An unsaturated seepage zone exists when reservoir water level changes suddenly. During a sudden rise in water level, the unsteady seepage equipotential lines shift upstream compared with the stable seepage field at the same water level; the faster the water level rises, the more the equipotential lines shift upstream. The pore pressure gradients of the unsteady seepage flow field in the dam are larger than those of the stable seepage field; the faster the water level rises, the larger the gradients are. This may exacerbate the risk of internal erosion. During rapid drawdown of the reservoir water level, embankment stability analysis shows that the stability factor of the upstream slope decreases because of reverse seepage, and the faster the water level falls, the smaller the safety factors is. The rate of change of reservoir water level has little effect on the stability of the downstream slope because of the effect of the drainage sand belt.

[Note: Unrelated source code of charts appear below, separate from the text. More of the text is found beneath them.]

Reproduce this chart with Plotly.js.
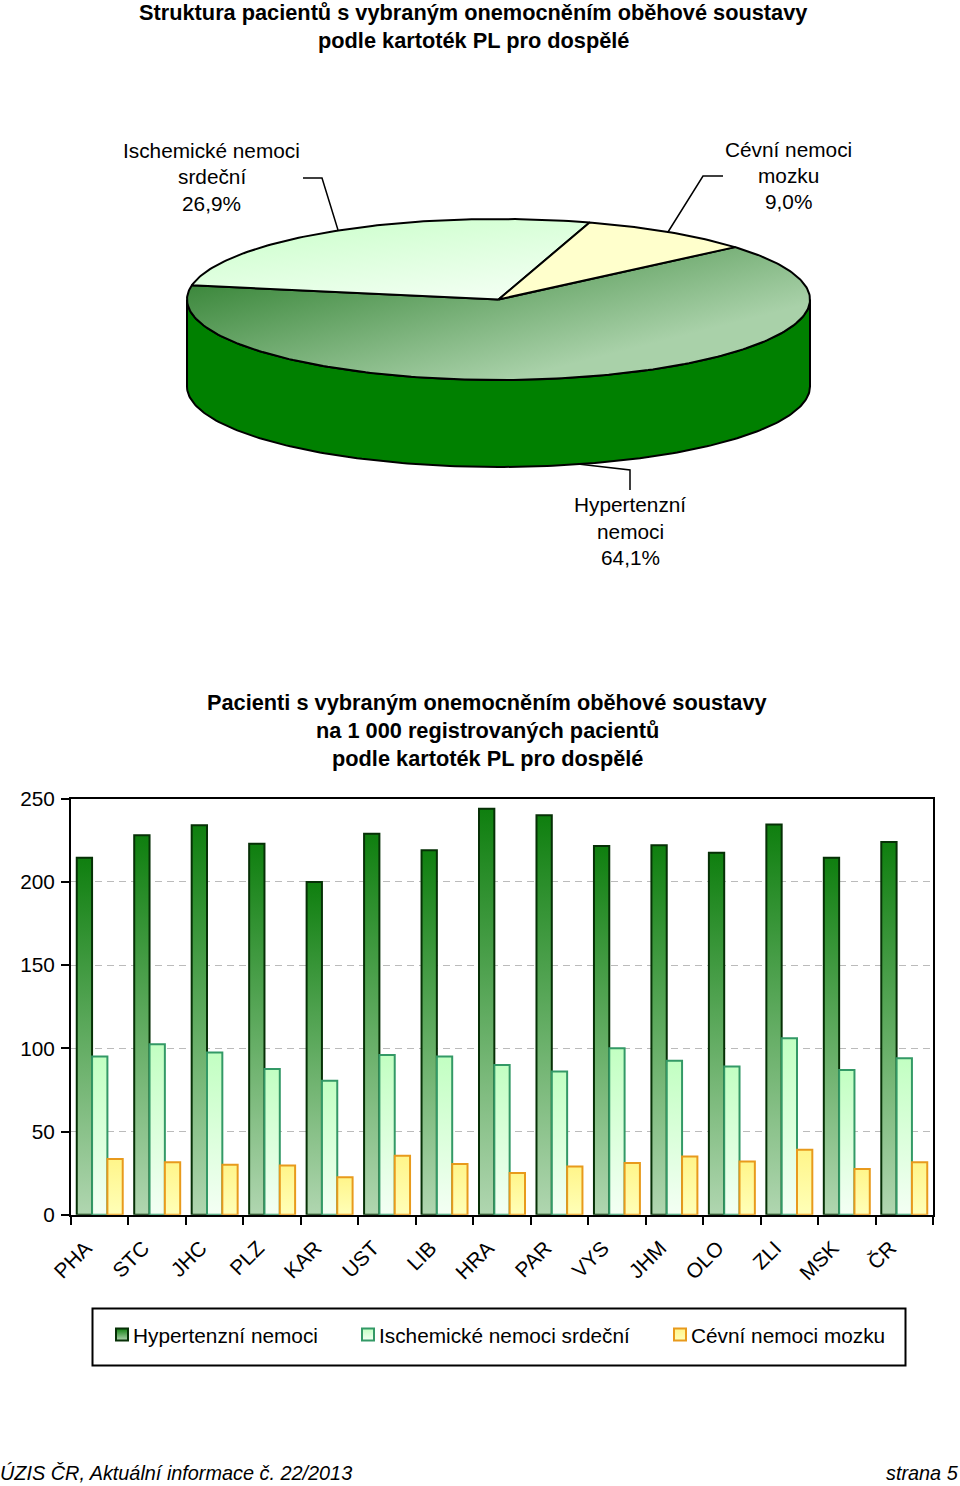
<!DOCTYPE html>
<html><head><meta charset="utf-8">
<script src="https://cdn.plot.ly/plotly-3.0.1.min.js"></script>
<style>html,body{margin:0;padding:0;background:#fff}#chart{width:960px;height:1486px}</style>
</head><body><div id="chart"></div>
<script>
const categories = ['PHA','STC','JHC','PLZ','KAR','UST','LIB','HRA','PAR','VYS','JHM','OLO','ZLI','MSK','ČR'];
const hypertension = [214.5,228,234,223,200,229,219,244,240,221.5,222,217.5,234.5,214.5,224];
const ischemic = [95,102.5,97.5,87.5,80.5,96,95,90,86,100,92.5,89,106,87,94];
const cerebro = [33.5,31.5,30,29.5,22.5,35.5,30.5,25,29,31,35,32,39,27.5,31.5];
const seriesNames = ['Hypertenzní nemoci','Ischemické nemoci srdeční','Cévní nemoci mozku'];
const pieShares = [64.1,26.9,9.0];
const font = 'Liberation Sans, Arial, sans-serif';
const W = 960, H = 1486;
const px = x => x / W, py = y => 1 - y / H;

// pie geometry: slices are derived from the shares
const cx = 498.5, cy = 299.5, rx = 311.5, ry = 80.5, depth = 87, startDeg = 40.6;
function arc(a0, a1, dy) {
  const xs = [], ys = [], n = Math.max(2, Math.ceil(Math.abs(a1 - a0)));
  for (let i = 0; i <= n; i++) {
    const t = (a0 + (a1 - a0) * i / n) * Math.PI / 180;
    xs.push(cx + rx * Math.cos(t));
    ys.push(cy - ry * Math.sin(t) + (dy || 0));
  }
  return [xs, ys];
}
function slice(a0, a1) {
  const [xs, ys] = arc(a0, a1);
  return { x: [cx, ...xs, cx], y: [cy, ...ys, cy] };
}
const a1 = startDeg - pieShares[0] * 3.6;          // clockwise: hypertension
const a2 = a1 - pieShares[1] * 3.6;                // ischemic
const a3 = a2 - pieShares[2] * 3.6;                // cerebro
const pieBase = { xaxis: 'x2', yaxis: 'y2', mode: 'lines', fill: 'toself', showlegend: false,
  hoverinfo: 'skip', line: { color: '#000', width: 2 } };
const [wx0, wy0] = arc(180, 360, 0), [wx1, wy1] = arc(360, 180, depth);
const wall = { ...pieBase, x: [...wx0, ...wx1, wx0[0]], y: [...wy0, ...wy1, wy0[0]], fillcolor: '#008000' };
const pieHyper = { ...pieBase, ...slice(startDeg, a1), fillcolor: '#6fa56f' };
const pieIsch = { ...pieBase, ...slice(a1, a2), fillcolor: '#e0ffe0' };
const pieCereb = { ...pieBase, ...slice(a2, a3), fillcolor: '#ffffcc' };

const barBase = { type: 'bar', x: categories, hoverinfo: 'x+y' };
const traces = [wall, pieHyper, pieIsch, pieCereb,
  { ...barBase, name: seriesNames[0], y: hypertension, legend: 'legend', marker: { color: '#5a9e5a', line: { color: '#063006', width: 2 } } },
  { ...barBase, name: seriesNames[1], y: ischemic, legend: 'legend2', marker: { color: '#dcffdc', line: { color: '#339966', width: 2 } } },
  { ...barBase, name: seriesNames[2], y: cerebro, legend: 'legend3', marker: { color: '#ffff99', line: { color: '#e89a1c', width: 2 } } }
];

const leaders = [
  [[303,178],[322,178],[338,230]],
  [[723,176],[703,176],[668,232]],
  [[578,464],[630,470],[630,490]]
];
const shapes = leaders.map(p => ({ type: 'path', xref: 'paper', yref: 'paper',
  path: p.map((q, i) => (i ? 'L' : 'M') + px(q[0]) + ',' + py(q[1])).join(' '),
  line: { color: '#000', width: 1.5 } }));
shapes.push({ type: 'rect', xref: 'paper', yref: 'paper', x0: px(92.5), x1: px(905.5), y0: py(1308.5), y1: py(1365.5),
  line: { color: '#000', width: 2 }, fillcolor: 'rgba(0,0,0,0)' });

const note = (text, x, y, size, extra) => ({ text, xref: 'paper', yref: 'paper', x: px(x), y: py(y), showarrow: false,
  xanchor: 'center', yanchor: 'middle', align: 'center', font: { family: font, size, color: '#000' }, ...extra });
const labelSize = 20.8, titleSize = 21.76;
const annotations = [
  note('<b>Struktura pacientů s vybraným onemocněním oběhové soustavy</b>', 473, 13, titleSize),
  note('<b>podle kartoték PL pro dospělé</b>', 473, 41, titleSize),
  note('Ischemické nemoci', 211.5, 151, labelSize),
  note('srdeční', 211.5, 177, labelSize),
  note('26,9%', 211.5, 203, labelSize),
  note('Cévní nemoci', 788.5, 149.5, labelSize),
  note('mozku', 788.5, 175.5, labelSize),
  note('9,0%', 788.5, 201.5, labelSize),
  note('Hypertenzní', 630, 505, labelSize),
  note('nemoci', 630, 531, labelSize),
  note('64,1%', 630, 557, labelSize),
  note('<b>Pacienti s vybraným onemocněním oběhové soustavy</b>', 487, 702, titleSize),
  note('<b>na 1 000 registrovaných pacientů</b>', 487, 730, titleSize),
  note('<b>podle kartoték PL pro dospělé</b>', 487, 758, titleSize),
  note('<i>ÚZIS ČR, Aktuální informace č. 22/2013</i>', -2, 1473, 19.85, { xanchor: 'left' }),
  note('<i>strana 5</i>', 961, 1473, 19.85, { xanchor: 'right' })
];
const legendBox = x => ({ x: px(x), y: py(1335), xanchor: 'left', yanchor: 'middle', bgcolor: 'rgba(0,0,0,0)',
  borderwidth: 0, font: { family: font, size: labelSize, color: '#000' } });

const layout = {
  width: W, height: H, margin: { l: 0, r: 0, t: 0, b: 0 }, paper_bgcolor: '#fff', plot_bgcolor: 'rgba(0,0,0,0)',
  font: { family: font, size: labelSize, color: '#000' },
  barmode: 'group', bargap: 0.2, bargroupgap: 0,
  xaxis: { domain: [px(71), px(933)], type: 'category', tickson: 'boundaries', ticks: 'outside', ticklen: 8, tickwidth: 2,
    tickcolor: '#000', tickangle: -45, linecolor: '#000', linewidth: 2, mirror: true, showgrid: false, anchor: 'y', fixedrange: true,
    ticklabelshift: -14, ticklabelstandoff: 11, tickfont: { family: font, size: labelSize } },
  yaxis: { domain: [py(1214.7), py(798.7)], range: [0, 250], tick0: 0, dtick: 50, ticks: 'outside', ticklen: 8, tickwidth: 2,
    tickcolor: '#000', linecolor: '#000', linewidth: 2, mirror: true, showgrid: true, gridcolor: '#bbbbbb', gridwidth: 1, griddash: '7px,5px',
    zeroline: false, anchor: 'x', fixedrange: true, ticklabelstandoff: 2, tickfont: { family: font, size: labelSize } },
  xaxis2: { domain: [0, 1], range: [0, W], visible: false, anchor: 'y2', fixedrange: true },
  yaxis2: { domain: [0, 1], range: [H, 0], visible: false, anchor: 'x2', fixedrange: true },
  legend: legendBox(93), legend2: legendBox(339), legend3: legendBox(651),
  shapes, annotations
};

function stops(id, attrs, list) {
  const NS = 'http://www.w3.org/2000/svg';
  const g = document.createElementNS(NS, 'linearGradient');
  g.setAttribute('id', id);
  Object.entries(attrs).forEach(([k, v]) => g.setAttribute(k, v));
  list.forEach(([o, c]) => {
    const s = document.createElementNS(NS, 'stop');
    s.setAttribute('offset', o); s.setAttribute('stop-color', c); g.appendChild(s);
  });
  return g;
}
Plotly.newPlot('chart', traces, layout, { staticPlot: true, displayModeBar: false }).then(gd => {
  const svg = gd.querySelector('svg.main-svg');
  const defs = svg.querySelector('defs') || svg.insertBefore(document.createElementNS('http://www.w3.org/2000/svg', 'defs'), svg.firstChild);
  const v = { x1: 0, y1: 0, x2: 0, y2: 1 };
  defs.appendChild(stops('gH', v, [[0, '#0f7f0f'], [1, '#b0d6b0']]));
  defs.appendChild(stops('gI', v, [[0, '#c2ffc2'], [1, '#f4fff4']]));
  defs.appendChild(stops('gC', v, [[0, '#fff58a'], [1, '#ffffb8']]));
  defs.appendChild(stops('gPH', { gradientUnits: 'userSpaceOnUse', x1: 190, y1: 290, x2: 231, y2: 451 }, [[0, '#3f8a3f'], [1, '#a9d1a9']]));
  defs.appendChild(stops('gPI', { x1: 0, y1: 0, x2: 0.6, y2: 1 }, [[0, '#c8ffc8'], [1, '#f0fff0']]));
  const ids = ['gH', 'gI', 'gC'];
  gd.querySelectorAll('.barlayer .trace').forEach((t, i) => {
    t.querySelectorAll('path').forEach(p => { p.style.fill = 'url(#' + ids[i] + ')'; });
  });
  const fills = gd.querySelectorAll('.scatterlayer .trace .js-fill');
  if (fills[1]) fills[1].style.fill = 'url(#gPH)';
  if (fills[2]) fills[2].style.fill = 'url(#gPI)';
  gd.querySelectorAll('.legendpoints').forEach((lp, i) => {
    lp.setAttribute('transform', 'translate(9,0)');
    lp.querySelectorAll('path').forEach(p => { p.style.fill = 'url(#' + ids[i] + ')'; });
  });
});
</script></body></html>
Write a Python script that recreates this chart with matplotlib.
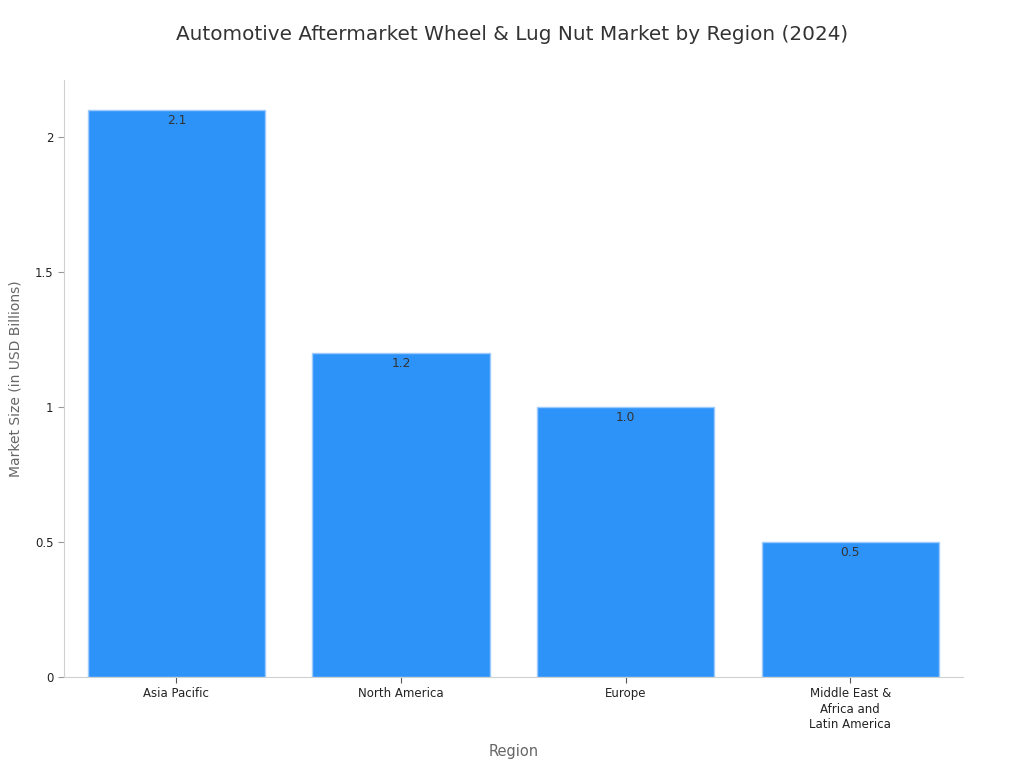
import matplotlib.pyplot as plt
from matplotlib.ticker import FuncFormatter

# Market size by region, 2024 (USD billions)
regions = ["Asia Pacific", "North America", "Europe", "Middle East &\nAfrica and\nLatin America"]
market_size = [2.1, 1.2, 1.0, 0.5]
value_labels = ["2.1", "1.2", "1.0", "0.5"]

fig = plt.figure(figsize=(10.24, 7.68), dpi=100)
ax = fig.add_axes([0.0625, 0.1185, 0.8775, 0.7775])

bars = ax.bar(range(len(regions)), market_size, width=0.79,
              color="#2E93F9", edgecolor="#9CCBFB", linewidth=1)

for bar, lab in zip(bars, value_labels):
    ax.text(bar.get_x() + bar.get_width() / 2, bar.get_height() - 0.015, lab,
            ha="center", va="top", fontsize=8.8, color="#333333")

ax.set_xlim(-0.5, len(regions) - 0.5)
ax.set_ylim(0, 2.21)
ax.set_yticks([0, 0.5, 1, 1.5, 2])
ax.yaxis.set_major_formatter(FuncFormatter(lambda v, p: f"{v:g}"))
ax.set_xticks(range(len(regions)))
ax.set_xticklabels(regions, fontsize=8.5, color="#222222", linespacing=1.25)
ax.tick_params(axis="y", labelsize=8.5, labelcolor="#222222", color="#999999", length=4)
ax.tick_params(axis="x", color="#555555", length=4)

for s in ["top", "right"]:
    ax.spines[s].set_visible(False)
for s in ["left", "bottom"]:
    ax.spines[s].set_color("#d0d0d0")

ax.set_xlabel("Region", fontsize=10.5, color="#666666", labelpad=9)
ax.set_ylabel("Market Size (in USD Billions)", fontsize=10, color="#666666", labelpad=9)
fig.suptitle("Automotive Aftermarket Wheel & Lug Nut Market by Region (2024)",
             y=0.968, fontsize=14.4, color="#333333")

fig.savefig("out.png", dpi=100)
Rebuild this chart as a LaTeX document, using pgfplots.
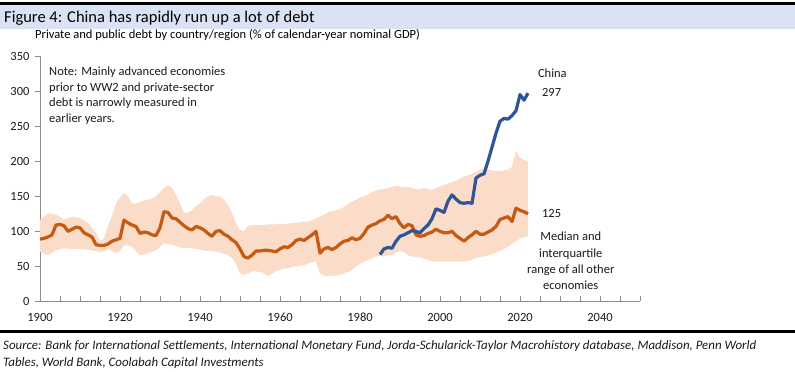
\documentclass[border=0pt]{standalone}
\usepackage{pgfplots}
\pgfplotsset{compat=1.18}
\usepackage{pgfplotstable}
\usepgfplotslibrary{fillbetween}
\usepackage{fontspec}
\setmainfont{Carlito}
\definecolor{medorange}{HTML}{C55A11}
\definecolor{chinablue}{HTML}{2F5597}
\definecolor{bandfill}{HTML}{FADCC9}
\definecolor{titlebar}{HTML}{DAE3F3}
\definecolor{axisgray}{HTML}{8C8C8C}
\definecolor{txt}{HTML}{1A1A1A}

\pgfplotstableread{
year upper lower
1900 116 71
1902 126 66
1904 124 73
1906 117 76
1908 121 75
1910 119 75
1912 112 74
1914 98 72
1915 86 70
1916 90 72
1917 108 75
1918 122 72
1919 140 69
1920 148 72
1921 155 80
1922 150 80
1923 140 78
1924 140 72
1925 142 66
1926 144 67
1927 145 69
1928 147 71
1929 150 73
1930 156 78
1931 162 83
1932 166 82
1933 162 81
1934 152 79
1935 140 77
1936 127 76
1937 127 76
1938 130 76
1939 136 75
1940 140 74
1941 146 73
1942 150 72
1943 152 72
1944 150 71
1945 150 70
1946 145 68
1947 138 66
1948 126 62
1949 112 54
1950 102 40
1951 100 38
1952 108 40
1953 109 43
1954 109 43
1955 109 42
1956 109 40
1957 110 36
1958 110 40
1959 110 43
1960 111 45
1961 110 47
1962 111 47
1963 112 49
1964 112 50
1965 113 51
1966 114 52
1967 114 54
1968 116 56
1969 118 57
1970 121 40
1971 124 37
1972 127 36
1973 129 37
1974 130 37
1975 131 38
1976 135 40
1977 139 42
1978 142 45
1979 145 50
1980 148 54
1981 150 57
1982 152 59
1983 156 62
1984 158 64
1985 160 65
1986 160 64
1987 162 66
1988 163 66
1989 165 70
1990 164 72
1991 163 70
1992 163 66
1993 162 64
1994 160 63
1995 160 63
1996 162 61
1997 160 59
1998 159 57
1999 162 57
2000 164 57
2001 166 57
2002 168 57
2003 170 57
2004 172 57
2005 175 57
2006 178 57
2007 180 58
2008 182 60
2009 185 62
2010 188 63
2011 190 64
2012 188 66
2013 187 68
2014 186 70
2015 186 72
2016 187 75
2017 188 78
2018 192 82
2019 215 86
2020 205 90
2021 202 92
2022 200 93
}\bandtable

\pgfplotstableread{
year median
1900 89
1901 90
1902 92
1903 95
1904 109
1905 110
1906 108
1907 100
1908 103
1909 106
1910 105
1911 98
1912 95
1913 92
1914 81
1915 80
1916 80
1917 82
1918 86
1919 88
1920 90
1921 116
1922 112
1923 109
1924 107
1925 97
1926 99
1927 98
1928 95
1929 94
1930 105
1931 128
1932 127
1933 119
1934 118
1935 113
1936 108
1937 104
1938 102
1939 107
1940 105
1941 102
1942 97
1943 93
1944 100
1945 101
1946 96
1947 93
1948 88
1949 84
1950 75
1951 64
1952 62
1953 66
1954 72
1955 72
1956 73
1957 73
1958 72
1959 71
1960 75
1961 78
1962 77
1963 81
1964 87
1965 89
1966 87
1967 91
1968 95
1969 100
1970 69
1971 75
1972 77
1973 74
1974 77
1975 82
1976 86
1977 87
1978 91
1979 88
1980 90
1981 97
1982 106
1983 109
1984 111
1985 115
1986 117
1987 123
1988 118
1989 121
1990 111
1991 105
1992 110
1993 108
1994 95
1995 93
1996 94
1997 97
1998 99
1999 103
2000 100
2001 98
2002 98
2003 100
2004 94
2005 90
2006 86
2007 91
2008 95
2009 100
2010 96
2011 96
2012 99
2013 102
2014 107
2015 117
2016 119
2017 121
2018 114
2019 133
2020 130
2021 128
2022 125
}\mediantable

\pgfplotstableread{
year china
1985 67
1986 75
1987 77
1988 76
1989 86
1990 93
1991 95
1992 98
1993 101
1994 100
1995 98
1996 104
1997 109
1998 118
1999 132
2000 130
2001 127
2002 143
2003 152
2004 146
2005 141
2006 140
2007 141
2008 140
2009 176
2010 180
2011 182
2012 200
2013 220
2014 240
2015 257
2016 261
2017 260
2018 265
2019 272
2020 295
2021 287
2022 297
}\chinatable

\begin{document}
\begin{tikzpicture}
% title bar
\fill[titlebar] (0pt,343pt) rectangle (795pt,367pt);
\draw[black,line width=2.5pt] (0pt,368.5pt) -- (795pt,368.5pt);
\node[anchor=base west,inner sep=0pt,font=\fontsize{16.5}{19}\selectfont,text=black] at (4pt,349.5pt) {Figure 4: China has rapidly run up a lot of debt};
\node[anchor=base west,inner sep=0pt,font=\fontsize{12.5}{15}\selectfont,text=black] at (35pt,333pt) {Private and public debt by country/region (\% of calendar-year nominal GDP)};

\begin{axis}[
  at={(40pt,70.5pt)}, anchor=south west,
  width=600pt, height=245.5pt, scale only axis,
  xmin=1900, xmax=2050, ymin=0, ymax=350,
  axis x line*=bottom, axis y line*=left,
  axis line style={axisgray,line width=0.8pt},
  xtick={1900,1920,...,2040},
  minor xtick={1900,1905,...,2050},
  ytick={0,50,...,350},
  tick align=inside,
  x tick style={axisgray,line width=0.8pt},
  y tick style={axisgray,line width=0.8pt,xshift=-5pt},
  major tick length=5pt, minor tick length=5pt,
  x tick label style={yshift=-8pt},
  y tick label style={xshift=-7pt},
  /pgf/number format/1000 sep={},
  /pgf/number format/assume math mode=true,
  tick label style={font=\fontsize{12.5}{15}\selectfont,text=txt},
  clip=false,
]
\addplot[name path=upper,draw=none,forget plot] table[x=year,y=upper]{\bandtable};
\addplot[name path=lower,draw=none,forget plot] table[x=year,y=lower]{\bandtable};
\addplot[bandfill,draw=none] fill between[of=upper and lower];
\addplot[medorange,line width=3.2pt,line join=round] table[x=year,y=median]{\mediantable};
\addplot[chinablue,line width=3.2pt,line join=round] table[x=year,y=china]{\chinatable};

\node[anchor=base west,inner sep=0pt,font=\fontsize{12.5}{15}\selectfont,text=txt] at (axis cs:1902.25,322.1) {Note: Mainly advanced economies};
\node[anchor=base west,inner sep=0pt,font=\fontsize{12.5}{15}\selectfont,text=txt] at (axis cs:1902.25,299.7) {prior to WW2 and private-sector};
\node[anchor=base west,inner sep=0pt,font=\fontsize{12.5}{15}\selectfont,text=txt] at (axis cs:1902.25,278) {debt is narrowly measured in};
\node[anchor=base west,inner sep=0pt,font=\fontsize{12.5}{15}\selectfont,text=txt] at (axis cs:1902.25,255.4) {earlier years.};
\node[anchor=base,inner sep=0pt,font=\fontsize{12.5}{15}\selectfont,text=txt] at (axis cs:2028.1,318.9) {China};
\node[anchor=base,inner sep=0pt,font=\fontsize{12.5}{15}\selectfont,text=txt] at (axis cs:2027.9,291.7) {297};
\node[anchor=base,inner sep=0pt,font=\fontsize{12.5}{15}\selectfont,text=txt] at (axis cs:2027.9,119.7) {125};
\node[anchor=base,inner sep=0pt,font=\fontsize{12.5}{15}\selectfont,text=txt] at (axis cs:2032.7,86.9) {Median and};
\node[anchor=base,inner sep=0pt,font=\fontsize{12.5}{15}\selectfont,text=txt] at (axis cs:2032.7,63.1) {interquartile};
\node[anchor=base,inner sep=0pt,font=\fontsize{12.5}{15}\selectfont,text=txt] at (axis cs:2032.7,40.2) {range of all other};
\node[anchor=base,inner sep=0pt,font=\fontsize{12.5}{15}\selectfont,text=txt] at (axis cs:2032.7,17.4) {economies};
\end{axis}

\draw[black,line width=2.8pt] (0pt,40.5pt) -- (795pt,40.5pt);
\node[anchor=base west,inner sep=0pt,font=\fontsize{12.9}{15}\selectfont\itshape,text=txt] at (3pt,22pt) {Source: Bank for International Settlements, International Monetary Fund, Jorda-Schularick-Taylor Macrohistory database, Maddison, Penn World};
\node[anchor=base west,inner sep=0pt,font=\fontsize{12.9}{15}\selectfont\itshape,text=txt] at (3pt,5.3pt) {Tables, World Bank, Coolabah Capital Investments};
\pgfresetboundingbox
\path[use as bounding box] (0pt,0pt) rectangle (795pt,372pt);
\end{tikzpicture}
\end{document}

In addition to the finite element analysis of the intact dam, here cracking of the upstream dam slope is modelled. The position and extent of cracking corresponds to cracks measured in the field (
Figure 4). Such modelling is not standard procedure in dam design, and the potential for cracking is normally omitted in design of the cover layer. Our results show that cracks have little influence on pore pressure gradient in locations far away from the cracks but cause an obvious increase in pore pressure gradient in the zone directly beneath the cracks. At the time of maximum reservoir water level of 109.50 m, the corresponding largest pore pressure gradient there is increased by 5.9%. Therefore, if cracks appear in a critical location of an earthfill dam, such as the upstream bed blanket, such cracking may worsen internal erosion.
It is necessary to pay more attention to the safety of dams under long-term extreme conditions such as drought-flood cycles. Preventative measures such as crack sealing and moisture retention of the slope surface should be implemented in time to ensure dam stability during severe drought periods, especially for those newly exposed areas which may not be well protected by design. The rate of change of the reservoir water level should be strictly controlled during drought-flood cycles. It is well known that the drawdown rate of the water level should be strictly controlled based on the embankment stability of the upstream slope. However, the rise rate of the water level also needs to be strictly controlled to avoid the internal erosion of critical seepage control regions such as the upstream blanket. In addition, as the appearance of cracks is accompanied by a sharp increase in suction pressure, in situ measurement of suction pressure is recommended to track the changes of soil characteristics and unsaturated seepage through the dam.